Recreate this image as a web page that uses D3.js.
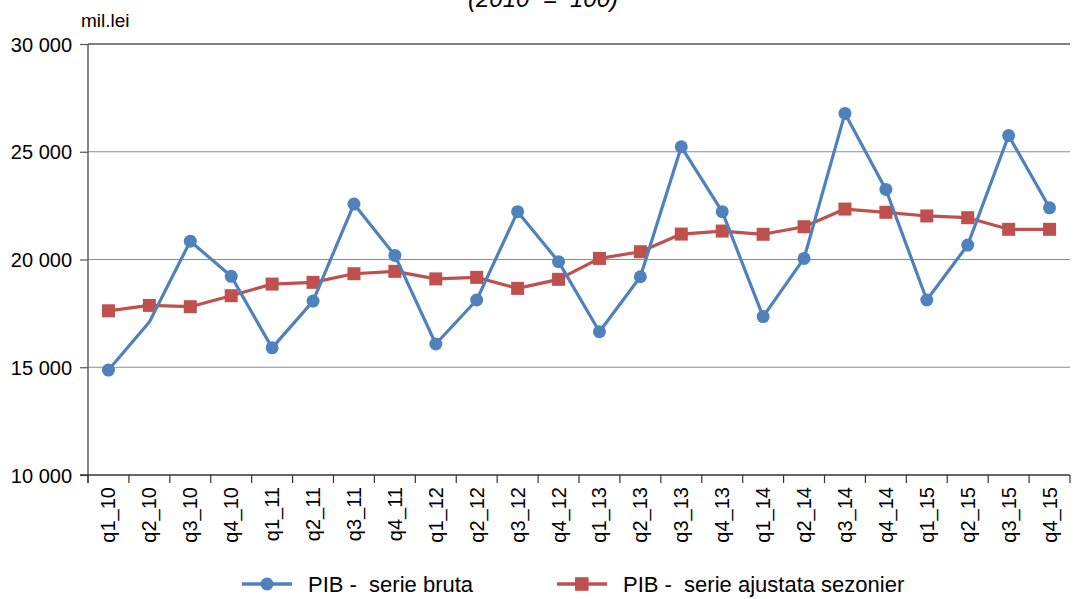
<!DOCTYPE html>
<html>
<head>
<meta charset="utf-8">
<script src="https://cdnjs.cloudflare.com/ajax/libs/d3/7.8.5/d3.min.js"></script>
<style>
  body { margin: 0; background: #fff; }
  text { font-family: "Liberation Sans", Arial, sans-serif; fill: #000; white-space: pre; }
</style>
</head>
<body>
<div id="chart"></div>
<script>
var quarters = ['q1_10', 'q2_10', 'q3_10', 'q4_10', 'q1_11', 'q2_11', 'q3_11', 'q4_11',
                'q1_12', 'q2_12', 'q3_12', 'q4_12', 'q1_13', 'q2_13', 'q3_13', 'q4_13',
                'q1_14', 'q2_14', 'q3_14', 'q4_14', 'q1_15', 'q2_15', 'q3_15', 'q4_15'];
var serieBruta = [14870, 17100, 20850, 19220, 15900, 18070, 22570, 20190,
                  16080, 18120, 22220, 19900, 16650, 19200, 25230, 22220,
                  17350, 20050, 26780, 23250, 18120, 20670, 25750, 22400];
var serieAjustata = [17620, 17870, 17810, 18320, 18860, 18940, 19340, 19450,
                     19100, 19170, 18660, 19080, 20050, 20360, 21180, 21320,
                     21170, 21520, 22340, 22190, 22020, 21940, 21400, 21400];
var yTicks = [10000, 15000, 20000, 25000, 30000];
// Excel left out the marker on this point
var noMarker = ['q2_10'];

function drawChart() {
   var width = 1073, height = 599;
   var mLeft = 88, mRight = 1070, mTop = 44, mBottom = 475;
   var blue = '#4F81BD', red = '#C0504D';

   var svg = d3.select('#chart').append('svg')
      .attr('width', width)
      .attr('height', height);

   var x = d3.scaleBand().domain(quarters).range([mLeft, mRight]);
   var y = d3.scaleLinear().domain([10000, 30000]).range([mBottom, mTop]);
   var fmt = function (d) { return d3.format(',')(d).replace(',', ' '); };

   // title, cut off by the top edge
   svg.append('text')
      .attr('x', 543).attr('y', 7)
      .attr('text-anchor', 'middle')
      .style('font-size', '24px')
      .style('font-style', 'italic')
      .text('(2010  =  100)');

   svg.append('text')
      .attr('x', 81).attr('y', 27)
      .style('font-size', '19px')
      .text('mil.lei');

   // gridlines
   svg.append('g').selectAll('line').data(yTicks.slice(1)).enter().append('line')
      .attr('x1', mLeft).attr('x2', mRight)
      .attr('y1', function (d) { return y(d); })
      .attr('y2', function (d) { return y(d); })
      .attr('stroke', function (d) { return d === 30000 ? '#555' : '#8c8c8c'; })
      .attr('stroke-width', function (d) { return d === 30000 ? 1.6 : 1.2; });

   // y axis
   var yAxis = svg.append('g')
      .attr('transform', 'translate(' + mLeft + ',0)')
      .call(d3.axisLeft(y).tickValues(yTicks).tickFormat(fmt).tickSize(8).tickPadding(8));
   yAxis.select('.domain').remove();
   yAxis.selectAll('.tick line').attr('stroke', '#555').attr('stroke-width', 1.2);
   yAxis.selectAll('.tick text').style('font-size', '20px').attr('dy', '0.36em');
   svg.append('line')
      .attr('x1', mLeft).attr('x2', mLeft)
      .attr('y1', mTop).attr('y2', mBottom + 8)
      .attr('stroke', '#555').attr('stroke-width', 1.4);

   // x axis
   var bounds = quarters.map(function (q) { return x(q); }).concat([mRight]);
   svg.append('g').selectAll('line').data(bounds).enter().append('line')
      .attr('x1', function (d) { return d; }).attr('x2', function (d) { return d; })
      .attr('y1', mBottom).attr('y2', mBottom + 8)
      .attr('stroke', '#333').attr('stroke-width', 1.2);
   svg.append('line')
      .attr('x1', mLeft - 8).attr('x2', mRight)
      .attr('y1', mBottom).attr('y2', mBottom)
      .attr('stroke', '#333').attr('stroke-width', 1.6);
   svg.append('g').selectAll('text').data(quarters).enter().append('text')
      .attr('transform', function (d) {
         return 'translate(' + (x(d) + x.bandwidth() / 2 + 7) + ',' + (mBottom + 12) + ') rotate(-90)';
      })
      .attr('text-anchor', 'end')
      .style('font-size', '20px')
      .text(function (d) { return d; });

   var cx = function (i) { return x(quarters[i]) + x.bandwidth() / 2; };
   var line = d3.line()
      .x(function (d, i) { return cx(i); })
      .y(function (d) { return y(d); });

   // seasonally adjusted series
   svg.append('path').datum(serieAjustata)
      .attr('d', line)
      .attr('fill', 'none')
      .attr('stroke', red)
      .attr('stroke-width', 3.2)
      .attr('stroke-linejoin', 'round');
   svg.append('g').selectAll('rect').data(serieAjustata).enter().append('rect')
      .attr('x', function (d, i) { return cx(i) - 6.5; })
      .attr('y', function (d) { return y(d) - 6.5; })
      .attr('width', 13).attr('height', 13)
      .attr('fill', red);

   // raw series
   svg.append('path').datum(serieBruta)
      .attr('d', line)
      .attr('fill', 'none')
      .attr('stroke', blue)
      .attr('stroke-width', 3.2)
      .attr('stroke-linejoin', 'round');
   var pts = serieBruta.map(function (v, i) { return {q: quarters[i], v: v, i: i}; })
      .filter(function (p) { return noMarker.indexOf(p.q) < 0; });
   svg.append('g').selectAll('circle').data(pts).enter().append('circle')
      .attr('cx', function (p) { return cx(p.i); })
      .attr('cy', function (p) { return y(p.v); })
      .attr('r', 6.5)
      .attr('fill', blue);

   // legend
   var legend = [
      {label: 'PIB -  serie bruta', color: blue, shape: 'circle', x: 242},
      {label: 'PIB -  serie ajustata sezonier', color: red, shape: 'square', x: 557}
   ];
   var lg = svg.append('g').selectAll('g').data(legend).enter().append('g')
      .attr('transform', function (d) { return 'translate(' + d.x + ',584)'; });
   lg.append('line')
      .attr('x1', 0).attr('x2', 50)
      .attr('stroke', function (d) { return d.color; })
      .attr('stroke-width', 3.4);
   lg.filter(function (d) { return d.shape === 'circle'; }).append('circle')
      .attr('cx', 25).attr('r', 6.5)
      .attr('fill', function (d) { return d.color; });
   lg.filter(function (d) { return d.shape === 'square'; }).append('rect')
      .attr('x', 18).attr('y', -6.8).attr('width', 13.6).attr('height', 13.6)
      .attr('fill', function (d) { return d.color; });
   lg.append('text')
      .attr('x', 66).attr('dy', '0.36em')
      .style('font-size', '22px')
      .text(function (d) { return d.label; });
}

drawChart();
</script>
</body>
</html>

****

▸ DIRECTIONS
Leave out all pictures, then copy the remaining material exactly.

▸ RESULT FOR THIS TASK
Recreate this image as a web page that uses D3.js.
<!DOCTYPE html>
<html>
<head>
<meta charset="utf-8">
<script src="https://cdnjs.cloudflare.com/ajax/libs/d3/7.8.5/d3.min.js"></script>
<style>
  body { margin: 0; background: #fff; }
  text { font-family: "Liberation Sans", Arial, sans-serif; fill: #000; white-space: pre; }
</style>
</head>
<body>
<div id="chart"></div>
<script>
var quarters = ['q1_10', 'q2_10', 'q3_10', 'q4_10', 'q1_11', 'q2_11', 'q3_11', 'q4_11',
                'q1_12', 'q2_12', 'q3_12', 'q4_12', 'q1_13', 'q2_13', 'q3_13', 'q4_13',
                'q1_14', 'q2_14', 'q3_14', 'q4_14', 'q1_15', 'q2_15', 'q3_15', 'q4_15'];
var serieBruta = [14870, 17100, 20850, 19220, 15900, 18070, 22570, 20190,
                  16080, 18120, 22220, 19900, 16650, 19200, 25230, 22220,
                  17350, 20050, 26780, 23250, 18120, 20670, 25750, 22400];
var serieAjustata = [17620, 17870, 17810, 18320, 18860, 18940, 19340, 19450,
                     19100, 19170, 18660, 19080, 20050, 20360, 21180, 21320,
                     21170, 21520, 22340, 22190, 22020, 21940, 21400, 21400];
var yTicks = [10000, 15000, 20000, 25000, 30000];
// Excel left out the marker on this point
var noMarker = ['q2_10'];

function drawChart() {
   var width = 1073, height = 599;
   var mLeft = 88, mRight = 1070, mTop = 44, mBottom = 475;
   var blue = '#4F81BD', red = '#C0504D';

   var svg = d3.select('#chart').append('svg')
      .attr('width', width)
      .attr('height', height);

   var x = d3.scaleBand().domain(quarters).range([mLeft, mRight]);
   var y = d3.scaleLinear().domain([10000, 30000]).range([mBottom, mTop]);
   var fmt = function (d) { return d3.format(',')(d).replace(',', ' '); };

   // title, cut off by the top edge
   svg.append('text')
      .attr('x', 543).attr('y', 7)
      .attr('text-anchor', 'middle')
      .style('font-size', '24px')
      .style('font-style', 'italic')
      .text('(2010  =  100)');

   svg.append('text')
      .attr('x', 81).attr('y', 27)
      .style('font-size', '19px')
      .text('mil.lei');

   // gridlines
   svg.append('g').selectAll('line').data(yTicks.slice(1)).enter().append('line')
      .attr('x1', mLeft).attr('x2', mRight)
      .attr('y1', function (d) { return y(d); })
      .attr('y2', function (d) { return y(d); })
      .attr('stroke', function (d) { return d === 30000 ? '#555' : '#8c8c8c'; })
      .attr('stroke-width', function (d) { return d === 30000 ? 1.6 : 1.2; });

   // y axis
   var yAxis = svg.append('g')
      .attr('transform', 'translate(' + mLeft + ',0)')
      .call(d3.axisLeft(y).tickValues(yTicks).tickFormat(fmt).tickSize(8).tickPadding(8));
   yAxis.select('.domain').remove();
   yAxis.selectAll('.tick line').attr('stroke', '#555').attr('stroke-width', 1.2);
   yAxis.selectAll('.tick text').style('font-size', '20px').attr('dy', '0.36em');
   svg.append('line')
      .attr('x1', mLeft).attr('x2', mLeft)
      .attr('y1', mTop).attr('y2', mBottom + 8)
      .attr('stroke', '#555').attr('stroke-width', 1.4);

   // x axis
   var bounds = quarters.map(function (q) { return x(q); }).concat([mRight]);
   svg.append('g').selectAll('line').data(bounds).enter().append('line')
      .attr('x1', function (d) { return d; }).attr('x2', function (d) { return d; })
      .attr('y1', mBottom).attr('y2', mBottom + 8)
      .attr('stroke', '#333').attr('stroke-width', 1.2);
   svg.append('line')
      .attr('x1', mLeft - 8).attr('x2', mRight)
      .attr('y1', mBottom).attr('y2', mBottom)
      .attr('stroke', '#333').attr('stroke-width', 1.6);
   svg.append('g').selectAll('text').data(quarters).enter().append('text')
      .attr('transform', function (d) {
         return 'translate(' + (x(d) + x.bandwidth() / 2 + 7) + ',' + (mBottom + 12) + ') rotate(-90)';
      })
      .attr('text-anchor', 'end')
      .style('font-size', '20px')
      .text(function (d) { return d; });

   var cx = function (i) { return x(quarters[i]) + x.bandwidth() / 2; };
   var line = d3.line()
      .x(function (d, i) { return cx(i); })
      .y(function (d) { return y(d); });

   // seasonally adjusted series
   svg.append('path').datum(serieAjustata)
      .attr('d', line)
      .attr('fill', 'none')
      .attr('stroke', red)
      .attr('stroke-width', 3.2)
      .attr('stroke-linejoin', 'round');
   svg.append('g').selectAll('rect').data(serieAjustata).enter().append('rect')
      .attr('x', function (d, i) { return cx(i) - 6.5; })
      .attr('y', function (d) { return y(d) - 6.5; })
      .attr('width', 13).attr('height', 13)
      .attr('fill', red);

   // raw series
   svg.append('path').datum(serieBruta)
      .attr('d', line)
      .attr('fill', 'none')
      .attr('stroke', blue)
      .attr('stroke-width', 3.2)
      .attr('stroke-linejoin', 'round');
   var pts = serieBruta.map(function (v, i) { return {q: quarters[i], v: v, i: i}; })
      .filter(function (p) { return noMarker.indexOf(p.q) < 0; });
   svg.append('g').selectAll('circle').data(pts).enter().append('circle')
      .attr('cx', function (p) { return cx(p.i); })
      .attr('cy', function (p) { return y(p.v); })
      .attr('r', 6.5)
      .attr('fill', blue);

   // legend
   var legend = [
      {label: 'PIB -  serie bruta', color: blue, shape: 'circle', x: 242},
      {label: 'PIB -  serie ajustata sezonier', color: red, shape: 'square', x: 557}
   ];
   var lg = svg.append('g').selectAll('g').data(legend).enter().append('g')
      .attr('transform', function (d) { return 'translate(' + d.x + ',584)'; });
   lg.append('line')
      .attr('x1', 0).attr('x2', 50)
      .attr('stroke', function (d) { return d.color; })
      .attr('stroke-width', 3.4);
   lg.filter(function (d) { return d.shape === 'circle'; }).append('circle')
      .attr('cx', 25).attr('r', 6.5)
      .attr('fill', function (d) { return d.color; });
   lg.filter(function (d) { return d.shape === 'square'; }).append('rect')
      .attr('x', 18).attr('y', -6.8).attr('width', 13.6).attr('height', 13.6)
      .attr('fill', function (d) { return d.color; });
   lg.append('text')
      .attr('x', 66).attr('dy', '0.36em')
      .style('font-size', '22px')
      .text(function (d) { return d.label; });
}

drawChart();
</script>
</body>
</html>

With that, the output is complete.